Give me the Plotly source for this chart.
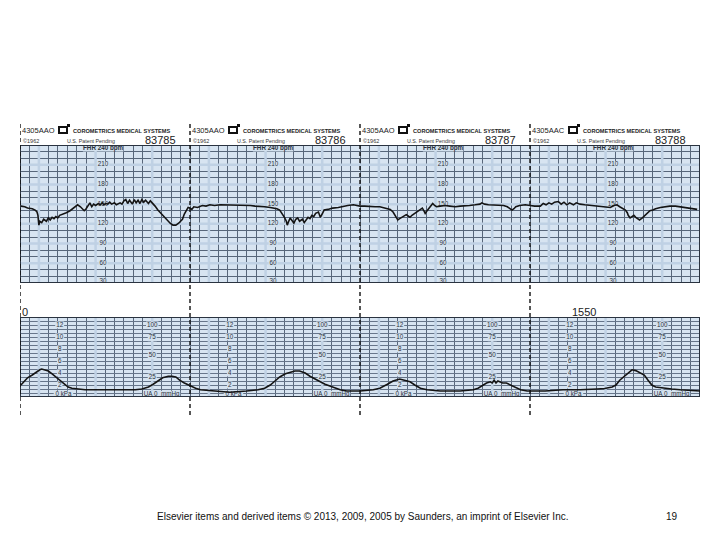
import plotly.graph_objects as go

# ---------------- data (time in seconds, 180 s per paper page) ----------------
fhr_t = [1, 5, 8, 13, 16, 18, 19, 20, 21, 23, 25, 28, 30, 32, 34, 36, 38, 40, 42, 46, 49, 53, 57, 61, 64, 66, 68, 70, 72, 74,
         76, 78, 80, 83, 85, 87, 89, 91, 93, 95, 97, 100, 102, 104, 106, 108, 110, 112, 114, 116, 119, 121, 123, 125, 127,
         129, 131, 133, 136, 138, 140, 143, 146, 149, 152, 156, 159, 162, 165, 168, 172, 174, 176, 178,
         180, 182, 184, 188, 193, 197, 201, 206, 212, 217, 222, 228, 233, 238, 244, 249, 254, 259, 265, 269, 272, 275, 277,
         280, 282, 283, 284, 286, 288, 290, 292, 294, 296, 299, 301, 303, 305, 307, 309, 311, 313, 316, 318, 320, 322, 326,
         331, 337, 342, 347, 353, 357,
         360, 365, 371, 376, 381, 386, 392, 395, 397, 399, 400, 402, 404, 407, 409, 411, 413, 415, 417, 419, 421, 424, 426,
         428, 429, 431, 434, 436, 437, 439, 441, 445, 450, 455, 461, 466, 471, 476, 482, 487, 489, 492, 496, 500, 504, 508,
         512, 516, 519, 521, 523, 525, 529, 535, 540, 545,
         551, 554, 557, 560, 563, 566, 570, 573, 576, 579, 582, 586, 589, 593, 598, 604, 609, 614, 619, 625, 629, 632, 635,
         638, 641, 643, 644, 646, 648, 650, 652, 654, 656, 659, 661, 663, 665, 667, 670, 673, 678, 683, 688, 694, 699, 704,
         709, 714, 717]
fhr_bpm = [147, 146, 144, 143, 141, 138, 133, 118, 124, 122, 127, 124, 129, 126, 130, 128, 131, 129, 133, 135, 137, 140, 144,
           149, 146, 143, 140, 143, 148, 152, 146, 150, 148, 151, 149, 152, 149, 151, 150, 153, 150, 152, 149, 151, 152, 150,
           155, 157, 151, 156, 150, 157, 152, 156, 151, 157, 153, 156, 151, 155, 152, 147, 141, 136, 131, 126, 121, 118, 118,
           121, 127, 135, 141, 145,
           144, 142, 146, 145, 148, 147, 149, 148, 149, 149, 149, 148, 149, 149, 148, 147, 146, 146, 145, 144, 143, 141, 137,
           130, 124, 118, 122, 129, 125, 121, 127, 129, 124, 127, 122, 127, 130, 128, 133, 131, 136, 138, 130, 135, 141, 142,
           144, 145, 147, 148, 149, 148,
           147, 147, 146, 146, 146, 144, 142, 138, 133, 128, 126, 128, 130, 132, 134, 132, 130, 133, 135, 137, 139, 141, 144,
           139, 136, 140, 145, 148, 151, 148, 146, 147, 148, 147, 146, 147, 148, 148, 149, 150, 152, 150, 149, 149, 149, 149,
           148, 146, 143, 141, 143, 146, 148, 149, 148, 147,
           147, 151, 149, 152, 150, 153, 154, 150, 153, 149, 152, 149, 152, 150, 149, 148, 148, 147, 146, 145, 148, 149, 146,
           144, 141, 137, 133, 129, 131, 133, 130, 128, 126, 129, 132, 134, 138, 140, 141, 143, 145, 146, 147, 147, 146, 145,
           144, 143, 142]

ua_t = [1, 4, 8, 13, 17, 21, 23, 26, 30, 34, 38, 42, 47, 51, 55, 61, 69, 85, 106, 122, 129, 136, 141, 146, 151, 157, 161,
        165, 169, 174, 178, 182, 186,
        191, 204, 222, 240, 252, 259, 265, 270, 275, 281, 286, 291, 296, 302, 307, 312, 318, 323, 328, 334, 339, 346, 355,
        360, 374, 381, 389, 395, 402, 408, 413, 418, 424, 431, 445, 466, 480, 485, 490, 494, 498, 500, 502, 504, 506, 508,
        511, 515, 518, 522, 526, 530, 537, 545,
        556, 575, 593, 611, 619, 627, 631, 635, 640, 644, 648, 652, 656, 661, 665, 669, 673, 681, 690, 699, 709, 720]
ua_mmhg = [15, 19, 24, 27.5, 31, 34, 35, 34, 32.5, 29, 25, 21, 16, 12.5, 11, 10, 9, 9, 9, 9, 10, 12.5, 16, 20, 24, 26, 26,
           25, 21, 17.5, 15, 12.5, 11,
           9, 7.5, 6, 7.5, 9, 11, 15, 20, 25, 29, 31, 32.5, 32.5, 30, 26, 22.5, 19, 16, 14, 11, 9, 7.5, 7.5,
           7.5, 9, 11, 16, 20, 22.5, 21, 19, 15, 11, 9, 7.5, 7.5, 9, 11, 15, 17.5, 19, 17.5, 21, 17.5, 20, 19,
           17.5, 17.5, 16, 14, 11, 9, 7.5, 7.5,
           7.5, 9, 9, 10, 10.6, 12.5, 15, 21, 26, 31, 34, 33, 31, 27.5, 21, 15, 12.5, 11, 10, 9, 8, 7.5]

page_numbers = ["83785", "83786", "83787", "83788"]
form_codes = ["4305AAO", "4305AAO", "4305AAO", "4305AAC"]
fhr_labels = [210, 180, 150, 120, 90, 60, 30]
ua_kpa_labels = ["12", "10", "8", "6", "4", "2"]
ua_kpa_at_mmhg = [90, 75, 60, 45, 30, 15]
ua_mmhg_labels = ["100", "75", "50", "25"]
ua_mmhg_at = [90, 74, 52, 25]
page_len_s = 180
n_pages = 4

# ---------------- styling ----------------
BG = "#d7e4f1"
GRID = "#57667a"
GRID_UA = "#66758a"
BAND = "#bfd1e4"
LBG = "#d3e1ee"
TXT = "#2c323b"
FONT = "Liberation Sans, Arial, sans-serif"

W, H = 720, 540
OFF = 8  # page body margin of the html document
def X(px):
    return (px - OFF) / W
def Y(py):
    return 1 - (py - OFF) / H

total = page_len_s * n_pages
px_per_s = 680 / total
px_per_bpm = 138 / 210
px_per_mmhg = 80 / 100

# scale labels printed on the paper (as text traces, below the pen traces)
fx, fy, ftxt = [], [], []
ux, uy, utxt = [], [], []
for p in range(n_pages):
    base = p * page_len_s
    fx.append(base + 88); fy.append(235.5); ftxt.append("<b>FHR 240 bpm</b>")
    for v in fhr_labels:
        fx.append(base + 88); fy.append(v + (3 if v == 30 else 0)); ftxt.append(str(v))
    for s, v in zip(ua_kpa_labels, ua_kpa_at_mmhg):
        ux.append(base + 42); uy.append(v); utxt.append(s)
    ux.append(base + 46); uy.append(3.5); utxt.append("0 kPa")
    for s, v in zip(ua_mmhg_labels, ua_mmhg_at):
        ux.append(base + 140); uy.append(v); utxt.append(s)
    ux.append(base + 150); uy.append(3.5); utxt.append("UA 0  mmHg")

fig = go.Figure()
fig.add_trace(go.Scatter(x=fx, y=fy, text=ftxt, mode="text", xaxis="x", yaxis="y", hoverinfo="skip",
                         textfont=dict(size=6.3, color=TXT, family=FONT)))
fig.add_trace(go.Scatter(x=ux, y=uy, text=utxt, mode="text", xaxis="x2", yaxis="y2", hoverinfo="skip",
                         textfont=dict(size=6.3, color=TXT, family=FONT)))
fig.add_trace(go.Scatter(x=fhr_t, y=fhr_bpm, xaxis="x", yaxis="y", mode="lines",
                         line=dict(color="#141414", width=1.6), hoverinfo="skip"))
fig.add_trace(go.Scatter(x=ua_t, y=ua_mmhg, xaxis="x2", yaxis="y2", mode="lines",
                         line=dict(color="#141414", width=1.6), hoverinfo="skip"))

xdom = [X(20), X(700)]
axis_common = dict(showticklabels=False, ticks="", zeroline=False, showline=False,
                   gridwidth=1, fixedrange=True)
fig.update_layout(
    width=W, height=H, autosize=False, margin=dict(l=0, r=0, t=0, b=0),
    paper_bgcolor="white", plot_bgcolor=BG, showlegend=False,
    xaxis=dict(domain=xdom, range=[0, total], tick0=0, dtick=10, anchor="y", gridcolor=GRID, **axis_common),
    yaxis=dict(domain=[Y(283), Y(145)], range=[30, 240], tick0=30, dtick=10, anchor="x", gridcolor=GRID, **axis_common),
    xaxis2=dict(domain=xdom, range=[0, total], tick0=0, dtick=10, anchor="y2", gridcolor=GRID, **axis_common),
    yaxis2=dict(domain=[Y(397), Y(317)], range=[0, 100], tick0=0, dtick=5, anchor="x2", gridcolor=GRID_UA, **axis_common),
)

shapes = []
# light minute bands
for k in range(int(total / 60)):
    t = 20 + 60 * k
    for xr, yr, y0, y1 in (("x", "y", 30, 240), ("x2", "y2", 0, 100)):
        shapes.append(dict(type="line", xref=xr, yref=yr, x0=t, x1=t, y0=y0, y1=y1,
                           line=dict(color=BAND, width=2.5), layer="between"))
for v in [60, 90, 120, 150, 180, 210]:
    shapes.append(dict(type="line", xref="x", yref="y", x0=0, x1=total, y0=v, y1=v,
                       line=dict(color=BAND, width=2.5), layer="between"))
# light patches behind the printed scale labels
def label_patch(xr, yr, x, y, txt, ppy):
    plain = txt.replace("<b>", "").replace("</b>", "")
    wpx = 3.5 * len(plain) + 2
    hpx = 7
    return dict(type="rect", xref=xr, yref=yr, x0=x - wpx / 2 / px_per_s, x1=x + wpx / 2 / px_per_s,
                y0=y - hpx / 2 / ppy, y1=y + hpx / 2 / ppy, line=dict(width=0), fillcolor=LBG,
                layer="between")
for x, y, s in zip(fx, fy, ftxt):
    shapes.append(label_patch("x", "y", x, y, s, px_per_bpm))
for x, y, s in zip(ux, uy, utxt):
    shapes.append(label_patch("x2", "y2", x, y, s, px_per_mmhg))
# panel borders
shapes.append(dict(type="rect", xref="x", yref="y", x0=0, x1=total, y0=30, y1=240,
                   line=dict(color="#2a3340", width=2), layer="between"))
shapes.append(dict(type="rect", xref="x2", yref="y2", x0=0, x1=total, y0=0, y1=100,
                   line=dict(color="#2a3340", width=2), layer="between"))
# page separators (dashed perforation lines)
for p in range(n_pages):
    shapes.append(dict(type="line", xref="x", yref="paper", x0=p * page_len_s, x1=p * page_len_s,
                       y0=Y(415), y1=Y(122), line=dict(color="#111111", width=1.4, dash="4px,3px"),
                       layer="above"))
# little logo icon per page
for p in range(n_pages):
    ox = 170 * p
    shapes.append(dict(type="rect", xref="paper", yref="paper", x0=X(59 + ox), x1=X(67 + ox),
                       y0=Y(133), y1=Y(127), line=dict(color="#111", width=2), fillcolor="white"))
    shapes.append(dict(type="rect", xref="paper", yref="paper", x0=X(67 + ox), x1=X(70 + ox),
                       y0=Y(127), y1=Y(124), line=dict(color="#111", width=0), fillcolor="#111"))
fig.update_layout(shapes=shapes)

ann = []
def add(text, x, y, size, xanchor="center", color=TXT, bold=False):
    if bold:
        text = "<b>" + text + "</b>"
    ann.append(dict(text=text, x=x, y=y, xref="paper", yref="paper", xanchor=xanchor, yanchor="middle",
                    showarrow=False, borderpad=0, font=dict(size=size, color=color, family=FONT)))

for p in range(n_pages):
    ox = 170 * p
    add(form_codes[p], X(21 + ox), Y(131), 7.5, xanchor="left", color="#222")
    add("COROMETRICS MEDICAL SYSTEMS", X(72 + ox), Y(130.5), 5.6, xanchor="left", color="#222", bold=True)
    add("©1962", X(22 + ox), Y(141), 5.5, xanchor="left", color="#333")
    add("U.S. Patent Pending", X(66 + ox), Y(141), 5.3, xanchor="left", color="#333")
    add(page_numbers[p], X(177 + ox), Y(140), 11, xanchor="right", color="#222")

add("0", X(21), Y(312), 11, xanchor="left", color="#222")
add("1550", X(584), Y(312), 11, color="#222")
add("Elsevier items and derived items © 2013, 2009, 2005 by Saunders, an imprint of Elsevier Inc.",
    X(362), Y(516), 10, color="#111")
add("19", X(672), Y(516), 10, color="#111")
fig.update_layout(annotations=ann)

fig.write_html("out.html", config={"displayModeBar": False})
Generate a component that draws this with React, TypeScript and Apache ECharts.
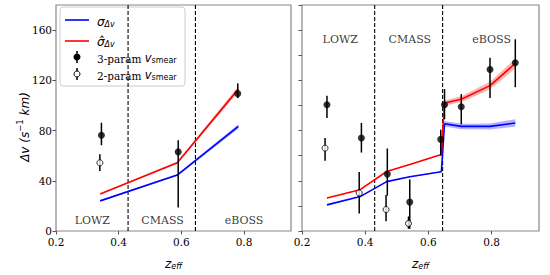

■ ■ ■ ■ ■

Check the records above line by line and tally those holding the string "this". Answer with the number only.

** TASK SOLUTION **
2